James - congrats on your daughter's graduation. My first is growing like a weed, but I still have 17 years or so before she graduates. I struggle daily the idea of trying to teach her things I never formally learned myself.
Is public school the best option for getting real world experience or should I bite the bullet and find some way to pay for a private school? Do I want to homeschool? Am I really qualified to be a parent? Will I cave under the pressure and leave her unprepared for the future?

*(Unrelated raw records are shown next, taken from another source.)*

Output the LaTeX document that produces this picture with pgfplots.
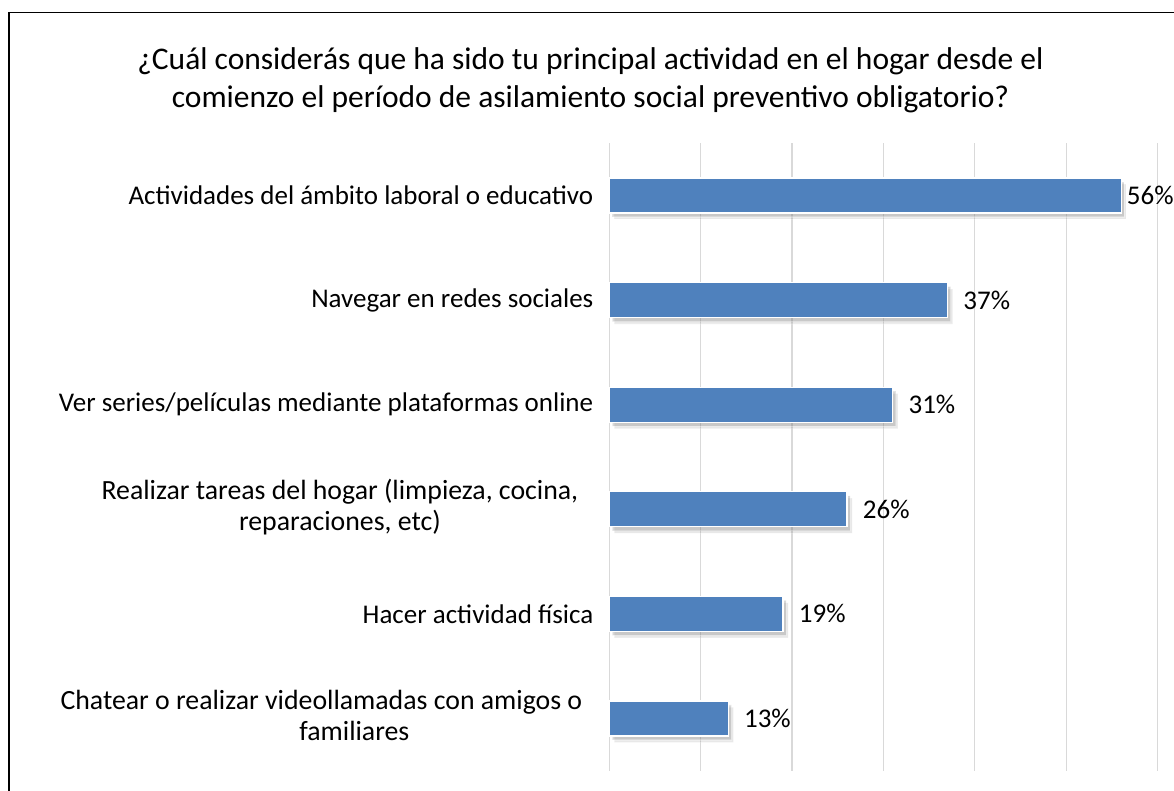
\documentclass[border=0pt]{standalone}
\usepackage{fontspec}
\setmainfont{Carlito}
\usepackage{pgfplots}
\pgfplotsset{compat=1.18}
\usetikzlibrary{shadows}
\definecolor{barblue}{HTML}{4F81BD}
\definecolor{gridgray}{HTML}{D9D9D9}
\newcommand{\mlfont}{\fontsize{13.9}{15.5}\selectfont}
\begin{document}
\begin{tikzpicture}
\useasboundingbox (0,0) rectangle (587pt,395.5pt);
\clip (0,0) rectangle (587pt,395.5pt);
\fill[white] (0,0) rectangle (587pt,395.5pt);
\draw[black, line width=0.6pt] (4.5pt,-10pt) -- (4.5pt,389.35pt) -- (600pt,389.35pt);
\node[font=\fontsize{15.75}{19}\selectfont, anchor=base] at (295.25pt,360.75pt) {¿Cuál considerás que ha sido tu principal actividad en el hogar desde el};
\node[font=\fontsize{15.75}{19}\selectfont, anchor=base] at (295.25pt,341.75pt) {comienzo el período de asilamiento social preventivo obligatorio?};
\begin{axis}[
  at={(304.65pt,10.15pt)}, anchor=south west,
  scale only axis, width=274.2pt, height=313.7pt,
  xbar, bar width=17.5pt, bar shift=0pt,
  xmin=0, xmax=60, ymin=-0.5, ymax=5.5,
  y dir=reverse,
  xtick={0,10,...,60}, xticklabels={},
  xmajorgrids, grid style={gridgray, line width=0.6pt},
  ytick={0,...,5},
  yticklabels={Actividades del ámbito laboral o educativo,
    Navegar en redes sociales,
    Ver series/películas mediante plataformas online,
    {\mlfont\begin{tabular}{@{}c@{}}Realizar tareas del hogar (limpieza, cocina,\\reparaciones, etc)\end{tabular}\kern7.5pt},
    Hacer actividad física,
    {\mlfont\begin{tabular}{@{}c@{}}Chatear o realizar videollamadas con amigos o\\\hspace*{33pt}familiares\end{tabular}\kern5.5pt}},
  yticklabel style={font=\fontsize{13.5}{15.5}\selectfont, xshift=-4.5pt},
  axis line style={draw=none},
  major tick length=0pt,
  point meta=x,
  /pgf/number format/assume math mode=true,
  nodes near coords={\pgfmathprintnumber{\pgfplotspointmeta}\%},
  nodes near coords style={font=\fontsize{13.5}{15.5}\selectfont, anchor=west, text=black},
  clip=false,
]
\addplot[fill=barblue, draw=white, line width=0.6pt,
  drop shadow={shadow xshift=2.6pt, shadow yshift=-3.2pt, opacity=0.18},
  drop shadow={shadow xshift=1.6pt, shadow yshift=-2pt, opacity=0.3},
  nodes near coords style={xshift=-0.7pt}] coordinates {(56,0)};
\addplot[fill=barblue, draw=white, line width=0.6pt,
  drop shadow={shadow xshift=2.6pt, shadow yshift=-3.2pt, opacity=0.18},
  drop shadow={shadow xshift=1.6pt, shadow yshift=-2pt, opacity=0.3},
  nodes near coords style={xshift=4.35pt}] coordinates {(37,1) (31,2) (26,3) (19,4) (13,5)};
\end{axis}
\end{tikzpicture}
\end{document}
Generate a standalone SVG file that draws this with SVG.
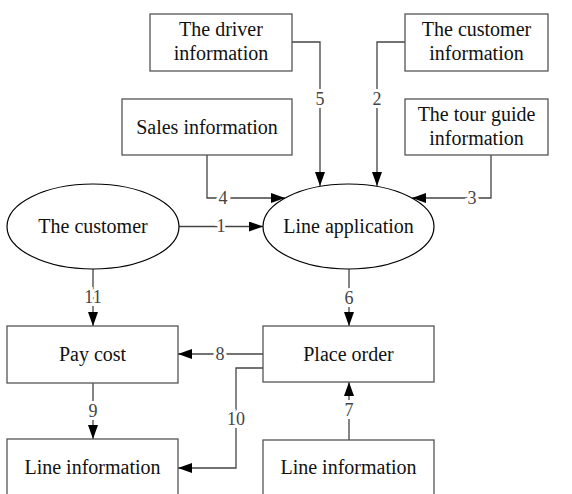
<svg xmlns="http://www.w3.org/2000/svg" width="572" height="494" viewBox="0 0 572 494">
<defs>
<marker id="ah" viewBox="0 0 14 10" refX="14" refY="5" markerWidth="14" markerHeight="10" markerUnits="userSpaceOnUse" orient="auto">
<path d="M0,0 L14,5 L0,10 Z" fill="#000"/>
</marker>
<style>
.box{fill:#fff;stroke:#555;stroke-width:1.3}
.ell{fill:#fff;stroke:#000;stroke-width:1.2}
.t{font-family:"Liberation Serif","Times New Roman",serif;font-size:20px;fill:#111;text-anchor:middle}
.c{fill:none;stroke:#444;stroke-width:1.3}
.a{marker-end:url(#ah)}
.l{font-family:"Liberation Serif","Times New Roman",serif;font-size:18px;fill:#444;text-anchor:middle;stroke:#fff;stroke-width:6;paint-order:stroke}
</style>
</defs>
<rect width="572" height="494" fill="#fff"/>
<g id="connectors">
<polyline class="c a" points="292,42 320,42 320,186"/>
<polyline class="c a" points="405,42 377,42 377,186"/>
<polyline class="c a" points="207,155 207,198 285,198"/>
<polyline class="c a" points="491,155 491,198 412,198"/>
<line class="c a" x1="179" y1="226.5" x2="263" y2="226.5"/>
<line class="c a" x1="93" y1="269" x2="93" y2="326"/>
<line class="c a" x1="349" y1="269" x2="349" y2="326"/>
<line class="c a" x1="263" y1="354" x2="178" y2="354"/>
<polyline class="c a" points="263,368 236,368 236,468 178,468"/>
<line class="c a" x1="93" y1="383" x2="93" y2="439"/>
<line class="c a" x1="349" y1="440" x2="349" y2="382"/>
<text class="l" x="320" y="105">5</text>
<text class="l" x="377" y="105">2</text>
<text class="l" x="223" y="204">4</text>
<text class="l" x="472" y="204">3</text>
<text class="l" x="221" y="232">1</text>
<text class="l" x="93" y="303">11</text>
<text class="l" x="349" y="304">6</text>
<text class="l" x="220" y="360">8</text>
<text class="l" x="93" y="417">9</text>
<text class="l" x="236" y="425">10</text>
<text class="l" x="349" y="416">7</text>
</g>
<g id="driver"><rect class="box" x="150" y="14" width="142" height="57"/><text class="t" x="221" y="36">The driver</text><text class="t" x="221" y="60">information</text></g>
<g id="customerinfo"><rect class="box" x="405" y="14" width="143" height="57"/><text class="t" x="476.5" y="36">The customer</text><text class="t" x="476.5" y="60">information</text></g>
<g id="sales"><rect class="box" x="122" y="99" width="170" height="56"/><text class="t" x="207" y="133.5">Sales information</text></g>
<g id="tourguide"><rect class="box" x="405" y="99" width="143" height="56"/><text class="t" x="476.5" y="121">The tour guide</text><text class="t" x="476.5" y="145">information</text></g>
<g id="customer"><ellipse class="ell" cx="93" cy="226.5" rx="86" ry="42.5"/><text class="t" x="93" y="233">The customer</text></g>
<g id="lineapp"><ellipse class="ell" cx="348.5" cy="226.5" rx="85.5" ry="42.5"/><text class="t" x="348.5" y="233">Line application</text></g>
<g id="paycost"><rect class="box" x="7" y="326" width="171" height="57"/><text class="t" x="92.5" y="361">Pay cost</text></g>
<g id="placeorder"><rect class="box" x="263" y="326" width="171" height="56"/><text class="t" x="348.5" y="361">Place order</text></g>
<g id="lineinfo1"><rect class="box" x="7" y="439" width="171" height="70"/><text class="t" x="92.5" y="474">Line information</text></g>
<g id="lineinfo2"><rect class="box" x="263" y="440" width="171" height="70"/><text class="t" x="348.5" y="474">Line information</text></g>
</svg>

Scary stuff, raising kids - but I guess that is only if you take the job seriously.

Anonymous said...

Parents are the first teachers for their kids. If more people get that simple logic, the kids will be better at school. 5 years old kids starting school should know their ABC and 123. Parents should buy books and read to their kids every day. Its not rocket science. Invest in the kids and their education when they are young and one will see the payoff when they reach high school.I really would love to know why some black people in this Country are so anti- education, this coming from a black woman who grew up in the Caribbean.

Anonymous said...

Most black people in the US don't have to worry much about anything: the government will take care of them.

Anonymous said...

One contributing factor to the complacency that plagues a large swath of our demographic is that it's fairly easy to eek out a sustainable existence in our country without a high school diploma or nothing beyond that. It might be a no frills existence, but it still puts the working poor or unemployed who receive assistance at a standard of living that exceeds that of most of the world (educated or otherwise). That said, kids need to be encouraged from an early age to reach for the stars and aim beyond the mere hand to mouth existence that might await them if they don't aspire to something greater. Takes time and effort on the part of the adults in the young person's life. Not easy but has to be seen as a worthy investment. Restoration of stable, two-parent households within our demographic as the most prevalent norm would do wonders as well, of course.

lincolnperry said...

@Sungod and Anon 11:43
Absolutely correct, parents are the first teachers in the household,and need to value education. My interest in reading stem from my parents family trips to the library to acquire knowledge on various subjects, this open up my interest in reading and learning that the library was a center of knowledge and information!

This transfer over to my academic performance at school!